La jaqueca amenzaba con abrirse paso entre mi cráneo, tendones, nervios, músculos y piel. Era una verdadera jodienda subcutánea, pero lo realmente engorroso y de cierto peligro para la sociedad era esa tipografía naranja fluorescente y chillona; como diciendo: ‘Aquí estoy yo, con mi rictus mayúsculo con el fin de ser un verdadero quebradero de cabeza’. Decidí seguir adelante en mi rumbo un poco dubitativo, como quien se gira de vez en cuando para ver si alguien se estaba riendo o había una cámara oculta. En la desesperación todos los males hincan. Este del que os refiero puede ser una nueva adversidad, como tantas otras. Un problema de complicada solución para los que esperan con las manos cruzadas enfundados en trajes y corbatas. 
Los transeúntes en su día a día saben dónde fijar la mirada. Es una verdad agria, incómoda, nociva. Un pasatiempo imposible, un Scrabble con las letras predefinidas en los huecos justos o premeditados.
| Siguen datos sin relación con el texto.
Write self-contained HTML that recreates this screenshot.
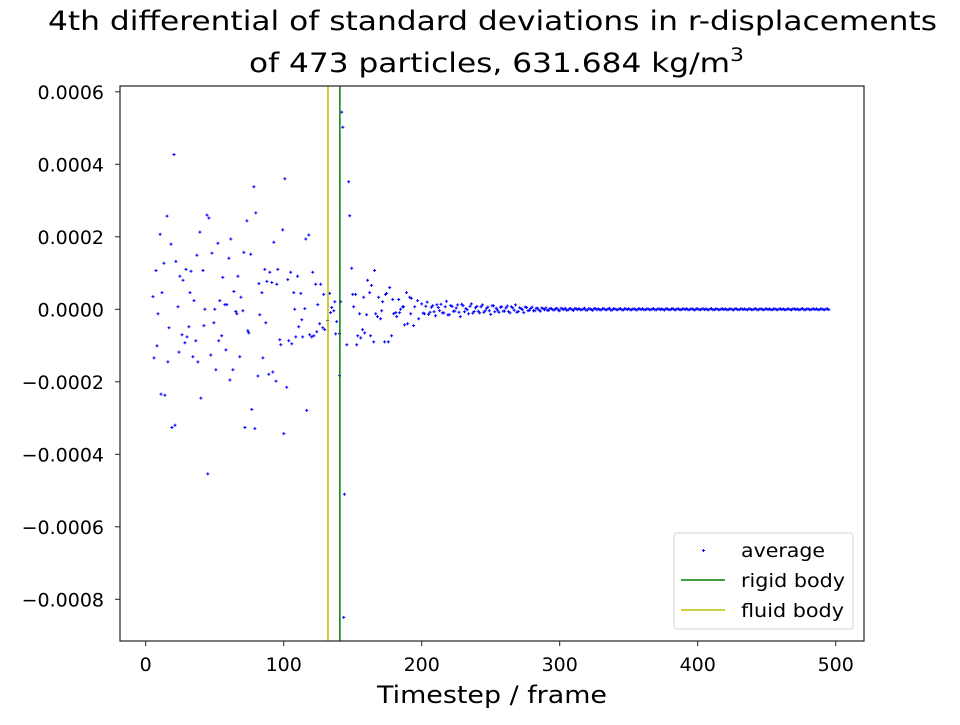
<!DOCTYPE html>
<html><head><meta charset="utf-8"><style>
body{margin:0;background:#fff;}
svg text{font-family:"DejaVu Sans","Liberation Sans",sans-serif;fill:#000;}
</style></head><body>
<svg id="chart" width="960" height="720" viewBox="0 0 960 720" xmlns="http://www.w3.org/2000/svg">
<rect x="0" y="0" width="960" height="720" fill="#fff"/>
<g>
<text x="48" y="30" font-size="27" textLength="889" lengthAdjust="spacingAndGlyphs">4th differential of standard deviations in r-displacements</text>
<text x="249" y="72" font-size="27" textLength="495" lengthAdjust="spacingAndGlyphs">of 473 particles, 631.684 kg/m<tspan font-size="19" dy="-11">3</tspan></text>
</g>
<g id="marks"></g>
<g id="axes"></g>
<rect x="120" y="86" width="744" height="555" fill="none" stroke="#222" stroke-width="1.2"/>
<text x="377" y="703" font-size="24" textLength="230" lengthAdjust="spacingAndGlyphs">Timestep / frame</text>
<g>
<rect x="674" y="533" width="179" height="96" rx="3" fill="#fff" stroke="#d5d5d5"/>
<g><path d="M702 550.5h3M703.5 549v3" stroke="#00f" stroke-width="1"/><text x="741" y="557" font-size="19" textLength="84" lengthAdjust="spacingAndGlyphs">average</text></g>
<g><line x1="681" y1="580" x2="725" y2="580" stroke="#008000" stroke-width="1.5"/><text x="741" y="587" font-size="19" textLength="104" lengthAdjust="spacingAndGlyphs">rigid body</text></g>
<g><line x1="681" y1="610" x2="725" y2="610" stroke="#bfbf00" stroke-width="1.5"/><text x="741" y="617" font-size="19" textLength="103" lengthAdjust="spacingAndGlyphs">fluid body</text></g>
</g>
</svg>
<script>
const xTicks=[0,100,200,300,400,500];
const yTicks=[0.0006,0.0004,0.0002,0,-0.0002,-0.0004,-0.0006,-0.0008];
const yTickLabels=["0.0006","0.0004","0.0002","0.0000","\u22120.0002","\u22120.0004","\u22120.0006","\u22120.0008"];
const rigidFrame=140.7;
const fluidFrame=132.1;
// scattered points: frames and values (units of 1e-4)
const frames=[20.5,78.4,15.4,44.4,45.8,79.8,73.3,10.4,39.3,61.7,18.3,52.3,37.1,48,71.1,76.1,60.3,13.2,21.9,7.5,29.2,32.8,41.5,24.8,27,55.9,66.8,5.3,11.8,32.1,63.9,69,35,53.7,57.4,58.8,23.4,8.9,42.9,50.1,65.3,66,70.4,16.9,31.3,42.2,49.4,26.3,29.9,55.1,74,74.7,28.4,36.3,53,8.2,24.1,58.1,6,16.1,34.2,37.8,47.2,68.2,50.9,63.2,61,81.3,11.1,13.9,40,76.9,19,21.2,71.9,79.1,45,
142,142.8,100.8,147.1,147.8,99.3,92.8,116,118.2,86.3,89.9,95.7,105.1,110.1,121,149.3,165.9,82,87.8,91.4,95,103,123.2,126.8,160.8,163.6,84.2,107.3,112.4,129,133.3,150,152.1,162.3,176.8,173.8,174.6,158,168.8,179,183.3,189,191.3,192.5,197,137,141.3,124.7,171.7,150.7,186.2,186.9,194.9,134.8,108,115.3,136.3,134,171,184.7,82.7,155,160.1,166.7,179.7,181.2,184,192,168,170.2,181.9,197.8,87,113.1,110.9,126.1,128.3,129.7,131.9,138.4,187.6,189.8,194.1,124,157.2,158.7,108.8,113.8,118.8,120.3,121.8,137.7,153.6,155.8,163,178.2,97.2,97.9,103.7,105.9,145.7,152.9,165.2,173.1,175.9,84.9,89.2,92.1,94.4,102.2,116.7,100.1,140.5,144,143.5,140.4];
const values=[4.27,3.38,2.57,2.6,2.52,2.66,2.44,2.07,2.13,1.94,1.8,1.82,1.49,1.55,1.57,1.52,1.41,1.27,1.32,1.07,1.1,1.05,1.07,0.91,0.8,0.88,0.91,0.35,0.46,0.46,0.49,0.33,0.24,0.24,0.13,0.13,0.07,-0.12,0,0,-0.06,-0.12,-0.04,-0.51,-0.48,-0.45,-0.37,-0.7,-0.76,-0.73,-0.59,-0.65,-0.92,-0.87,-0.87,-1.01,-1.18,-1.12,-1.34,-1.45,-1.31,-1.45,-1.26,-1.31,-1.67,-1.67,-1.95,-1.84,-2.34,-2.37,-2.45,-2.76,-3.26,-3.2,-3.26,-3.29,-4.54,
5.44,5.02,3.6,3.52,2.58,2.19,1.85,1.94,2.05,1.1,1.02,1.1,1.02,0.91,1.02,1.13,1.07,0.71,0.77,0.74,0.69,0.82,0.69,0.69,0.8,0.66,0.46,0.46,0.44,0.41,0.44,0.41,0.41,0.46,0.6,0.41,0.44,0.33,0.33,0.27,0.27,0.46,0.33,0.3,0.24,0.21,0.21,0.13,0.21,0.07,0.07,0.07,0.07,0.05,0,0.02,-0.04,-0.09,-0.04,0,-0.15,-0.12,-0.15,-0.12,-0.12,-0.09,-0.09,-0.12,-0.2,-0.26,-0.2,-0.26,-0.37,-0.29,-0.48,-0.4,-0.51,-0.56,-0.31,-0.34,-0.43,-0.4,-0.45,-0.62,-0.56,-0.65,-0.76,-0.76,-0.7,-0.76,-0.73,-0.68,-0.73,-0.79,-0.73,-0.73,-0.84,-0.98,-0.87,-0.95,-0.98,-0.98,-0.9,-0.9,-0.9,-1.34,-1.79,-1.73,-1.98,-2.15,-2.79,-3.43,-1.83,-5.1,-8.5,-0.67];
// tail: frames 200..496 step 2, values (units of 1e-4)
const tailStart=200;
const tailStep=2;
const tailValues=[0.15,-0.12,0.2,-0.08,0.1,-0.18,0.05,0.14,-0.1,0.22,-0.15,0.08,-0.05,0.12,-0.2,0.1,0.02,-0.12,0.15,-0.06,0.08,-0.1,0.12,-0.04,0.06,-0.14,0.1,0.03,-0.08,0.07,-0.05,0.09,-0.1,0.04,0.12,-0.06,0.02,-0.09,0.05,-0.03,0.06,-0.04,0.03,-0.05,0.02,0.04,-0.03,0.02,-0.02,0.03,-0.04,0.01,0.03,-0.02,0.02,-0.03,0.01,0.02,-0.01,0.03,-0.02,0.01,-0.03,0.02,0.01,-0.02,0.02,-0.01,0.03,-0.02,0.01,-0.01,0.02,-0.02,0.01,0.02,-0.01,0.01,-0.02,0.01,0.02,-0.01,0.01,-0.01,0.02,-0.01,0.01,0.01,-0.02,0.01,-0.01,0.02,-0.01,0.01,-0.01,0.01,0.02,-0.01,0.01,-0.02,0.01,-0.01,0.01,0.01,-0.01,0.02,-0.01,0.01,-0.01,0.01,0.01,-0.01,0.01,-0.02,0.01,-0.01,0.01,0.01,-0.01,0.01,-0.01,0.02,-0.01,0.01,-0.01,0.01,0.01,-0.01,0.01,-0.01,0.01,0.01,-0.01,0.01,-0.01,0.01,0.01,-0.01,0.02,-0.01,0.01,-0.01,0.01,0.01,-0.01,0.01,-0.01,0.01];

const NS="http://www.w3.org/2000/svg";
const X=f=>145.7+f*1.38;
const Y=v=>309.3-v/0.0002*72.5;
const marks=document.getElementById('marks');
const axes=document.getElementById('axes');
function mk(tag,attrs,parent){const e=document.createElementNS(NS,tag);for(const k in attrs)e.setAttribute(k,attrs[k]);parent.appendChild(e);return e;}
let d="";
function addPt(f,v){const x=X(f),y=Y(v*1e-4);d+=`M${(x-1.5).toFixed(1)} ${y.toFixed(1)}h3M${x.toFixed(1)} ${(y-1.5).toFixed(1)}v3`;}
for(let i=0;i<frames.length;i++)addPt(frames[i],values[i]);
for(let i=0;i<tailValues.length;i++){addPt(tailStart+i*tailStep,tailValues[i]);addPt(tailStart+i*tailStep+1,-tailValues[i]*0.7);}
const pts=mk('path',{d:d,stroke:'#00f','stroke-width':1,fill:'none'},marks);


const fl=mk('line',{x1:X(fluidFrame),x2:X(fluidFrame),y1:86,y2:641,stroke:'#bfbf00','stroke-width':1.5},marks);


const rl=mk('line',{x1:X(rigidFrame),x2:X(rigidFrame),y1:86,y2:641,stroke:'#008000','stroke-width':1.5},marks);


xTicks.forEach(t=>{
  const g=mk('g',{},axes);
  
  
  mk('line',{x1:X(t),x2:X(t),y1:641,y2:646,stroke:'#222'},g);
  const tx=mk('text',{x:X(t),y:671,'font-size':19,'text-anchor':'middle'},g);tx.textContent=t;
});
yTicks.forEach((t,i)=>{
  const g=mk('g',{},axes);
  
  
  mk('line',{x1:115,x2:120,y1:Y(t),y2:Y(t),stroke:'#222'},g);
  const tx=mk('text',{x:104,y:Y(t)+7,'font-size':19,'text-anchor':'end'},g);tx.textContent=yTickLabels[i];
});
</script>
</body></html>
Desde arriba sueltan los letreros; abajo se consiente el resultado.

sábado, 7 de enero de 2017

El profesor de historia

Es como una aparición de la serie A dos metros bajo tierra. Una de esas en las que los personajes secundarios que morían al principio del capítulo aparecían más tarde durante el mismo para aleccionar a los protagonistas cual fantasmas con un tema vital que, a priori, se les pasaba por alto. Este parecía uno de esos casos, aunque a mí, este hombre no me hablaba; tan solo me lo encontraba en la sección de frutería del centro comercial donde, por lo visto, solíamos acudir a realizar nuestras compras. Pero algo no cuadraba. Ya era muy mayor cuando impartía clases en el instituto al que fui, por lo que con el paso del tiempo una de dos: o no era él y es un hermano pequeño que en la actualidad dispone de la edad con la que le recuerdo por entonces o podría ser alguien increiblemente parecido. Ser profesor, aunque dispongan de bastantes días de vacaciones, no es una profesión fácil (cuál lo es) por lo que algo de vejez debería notársele. Quizá sea eso lo que más me enoja, el simple hecho de que él se mantenga tal cual y yo haya cambiado. Aunque en el propio cauce vital de la enseñanza los que más terreno disponen por abonar son los alumnos, los maestros pueden cambiar de centro, pero van encauzados. Los adolescentes tienen un mar de incertidumbre por delante. 
Voy andando por el centro comercial y tras una robusta columna exterior de piedra, cerca del aparcamiento sentado en un banco con gafas de sol y un niqui añil, aparece su silueta, sus contornos plácidos y su gesto un poco arrogante. Este Platón modernista aprovecha el sol de las doce de la mañana, como quien disfruta de una merecida jubilación. Un Richard Jenkins pepinero, con la ‘nueva vida‘ por delante. Es entonces cuando me dan ganas de soltar mis bolsas, todavía vacías, y agarrarle por el cuello de la prenda para espetarle: ‘El truco de tus esquemas no me sirvió de nada’ o ‘¡Qué haces aquí!’. Pero en seguida desisto en mi acometida. No puedo increpar nada a alguien que sopesa tanto si los plátanos son buenos o no, porque hago lo mismo. En el fondo, supongo que sigo respetando, ahora que soy un hombre a ese ‘garbancito’ con el que primero suspendí, luego obtuve un sobresaliente para más tarde quedarme en la tercera evaluación en un notable. Seguiré espiando su meticulosidad en ese gran desconocido que pasea como si nadie le reconociera, como si fuera uno más y no hubiera dejado cierto poso de aprendizaje en un alumno del pasado. Por lo tanto todo permanece igual. La tiza por las patatas, las zanahorias por el parte de asistencia. Siempre hay alguien mirándonos o simplemente observando lo que pasa. Es la única historia que conozco, la que ven nuestros ojos. Esa también merece ser contada.